The AAP, in doldrums ever since its humiliating defeat in Delhi last, got a further boost by winning in Punjab, where its candidate, Sanjeev Arora, easily defeated Congress rival Bharat Bhushan Ashu, pushing the BJP to third place. Successes in Gujarat and Punjab, where the AAP rules, give the party a respite after speculation in political and media circles that it was collapsing. It also offers hope to AAP supremo Arvind Kejriwal, shorn today of his former charisma, of a possible comeback.
In West Bengal, facing assembly polls next year, chief minister Mamata Bannerjee scored another famous victory with her Trinamool Congress (TMC) party candidate Alifa Ahmed thumping the BJP’s Ashish Ghosh by nearly 50,000 votes, a massive margin in assembly elections. It underlined the irrepressible Bengal leader’s continuing sway over her state and the BJP’s failure to dent it. Significantly, the TMC gained and the BJP lost in terms of vote percentage from 2021, a depressing trend for the party, instead of moving forward is sliding back in West Bengal.

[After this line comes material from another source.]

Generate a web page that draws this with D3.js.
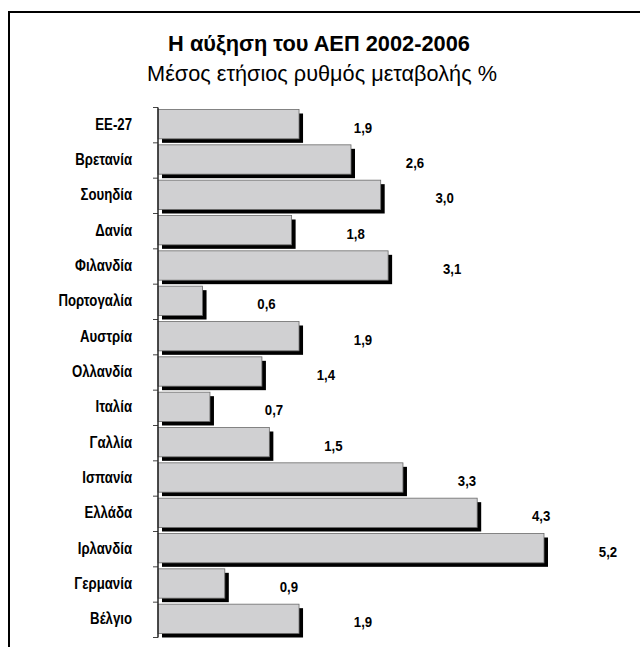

While the Congress fared poorly in four of the five assembly by-polls, it would draw cheer from its victory in Nilambur, Kerala, in party leader Priyanka Gandhi’s Wayanad parliamentary constituency. This was a key contest in a state poised for next year’s polls, which the Congress-led United Democratic Front (UDF) desperately wants to win. Trounced successively in the previous two state assembly polls by the CPM-led Left Democratic Front, the Congress is afraid it would lose irretrievable political ground if it loses again.
A victory at Nilambur also became a matter of personal prestige for the Gandhi family, with Rahul and then Priyanka winning from Wayanad. In recent months, the Congress has been embarrassed by its high-profile Kerala leader, Shashi Tharoor. The former UN diplomat turned politician, with a penchant for grabbing headlines, has recently needled his party leadership by hobnobbing with both the Kerala LDF chief minister, Pinarayi Vijayan, and Prime Minister Modi. There was speculation that Tharoor’s antics could harm the Congress in Nilambur, and its victory in this Left stronghold by a convincing margin would be a big relief ahead of the state assembly polls.
For Prime Minister Narendra Modi and the BJP, the results of the assembly by-polls, however minuscule in the larger electoral mosaic of India, should be a wake-up call. Firstly, the recent conflict with Pakistan with its attendant jingoism by the government’s cheerleaders, including the mainstream media, does not appear to have changed ground realities in favour of the BJP, particularly in assembly poll contests. It is also clear that despite snatching key victories from the jaws of defeat in two states, Haryana and Maharashtra, months after suffering a setback in the Lok Sabha polls last year, the BJP is far from invincible at a regional level even in electoral bastions like Gujarat.
This vulnerability to local conditions is especially relevant to the crucial state assembly polls in Bihar later this year. Clearly, Operation Sindoor, as the by poll results have demonstrated, does not give the ruling party a palpable advantage in the rough and tumble of caste-polarised Bihar. As for the promised caste census at odds with the BJP’s core Hindutva agenda, this could ultimately end up harming the party more than bringing tangible gains in the polls.
There are also lessons to be drawn from the by poll results for the divided Opposition. Interestingly, the BJP got hammered in these polls with opposition parties at each other’s throats. In West Bengal, the Congress-Left Front alliance failed to make much difference to the TMC’s resounding victory; the Congress barely got 5000 votes in Visavadar, Gujarat, where the AAP triumphed and was also unsuccessful along with Akali Dal to stop the party from winning in Ludhiana West. On the other hand, the Congress forced the BJP to lose its security deposit in Nilambur in spite of a covert collaboration between the Left Front and an independent supported by both the TMC and AAP.
It just shows that people are no longer misled by the games politicians play but increasingly decide on their own which candidate and party to support in a specific constituency.
Ajoy Bose is a Delhi-based political commentator and author.